Personal Responsibility as the Antidote

None of this is an argument for passivity. The corrective to comparison is not indifference toward growth. It is responsibility, redirected toward the only place it was ever useful.

A practitioner who stops measuring themselves against teammates is not exempt from effort. If anything, more is required of them, because there is no external scoreboard left to outsource the evaluation to. They have to actually know their own game: what is improving, what has stagnated, what deserves more focused attention. This kind of honest self-assessment is harder than comparison, not easier. Comparison offers a ready-made answer. Personal responsibility requires building your own.

Better Ways to Measure Your Own Progress

If rank, medals, and teammates are unreliable measures, what remains is a set of internal markers that are far more accurate, because they track something only you are positioned to observe directly.

Recognition

Track whether you recognize positions and sequences faster than you used to, rather than whether you escape them successfully every time. Recognition often improves well before execution catches up, and it is one of the earliest reliable signs of real development.

Decision-Making Under Pressure

Notice whether your decisions during live rolling are becoming more deliberate and less reactive. Early in training, most responses are pure instinct. Growth shows up as a widening gap between stimulus and response, where an actual moment of choice becomes possible.

Composure

Pay attention to how your body reacts in bad positions. Rising heart rate, held breath, and rising panic are early-stage responses. A gradual shift toward steady breathing and clear thinking under the same pressure is a direct, personal measure of progress that has nothing to do with anyone else in the room.

Recovery

Track how quickly you recover after being caught in something, both physically and mentally. Early on, a difficult round can derail an entire session. Later, a tap becomes information rather than a crisis, absorbed and released within a few seconds.

Consistency

Notice whether your performance is becoming steadier across different partners, different days, and different moods. Consistency is frequently a better indicator of real skill than any single standout performance.
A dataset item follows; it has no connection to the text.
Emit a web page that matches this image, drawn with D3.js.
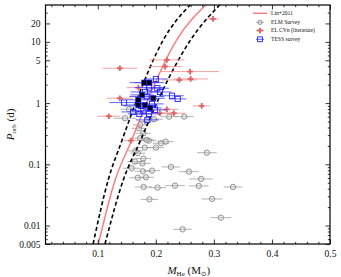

Problems That No Longer Overwhelm You

Perhaps the clearest personal marker is this: notice which problems once felt overwhelming and no longer do. A position that used to cause total panic can eventually become routine, even unremarkable. That shift, undramatic as it is, represents real, durable growth.

Respecting Your Path Without Becoming Complacent

There is a real difference between accepting your own timeline and disengaging from honest evaluation. Respecting your development does not mean excusing stagnation or avoiding uncomfortable feedback. It means locating the standard in the right place. The standard was never the practitioner on the next mat. It is the version of yourself from six months ago, examined without flattery and without unnecessary harshness.

This kind of self-assessment demands more discipline than comparison, not less. It asks you to notice genuine stagnation when it exists, without translating that stagnation into a verdict about your worth or your potential. It asks you to seek out coaching, correction, and difficult training rounds precisely because you are responsible for your own curve, not in spite of it.

Two practitioners can walk through the same door on the same day and still be living entirely different stories, shaped by different bodies, different obligations, different injuries, different small victories that never make it into conversation. The room they share was never a guarantee of a shared pace.

The belt on someone else's waist, the medal in someone else's bag, the compliment given to someone else after class, none of it changes what is actually happening in your own body and your own understanding. The only journey available to measure honestly is the one you are actually on.

That is not a smaller task than keeping score against everyone else. It is a harder, more honest one, and it is the only one that was ever really yours to run.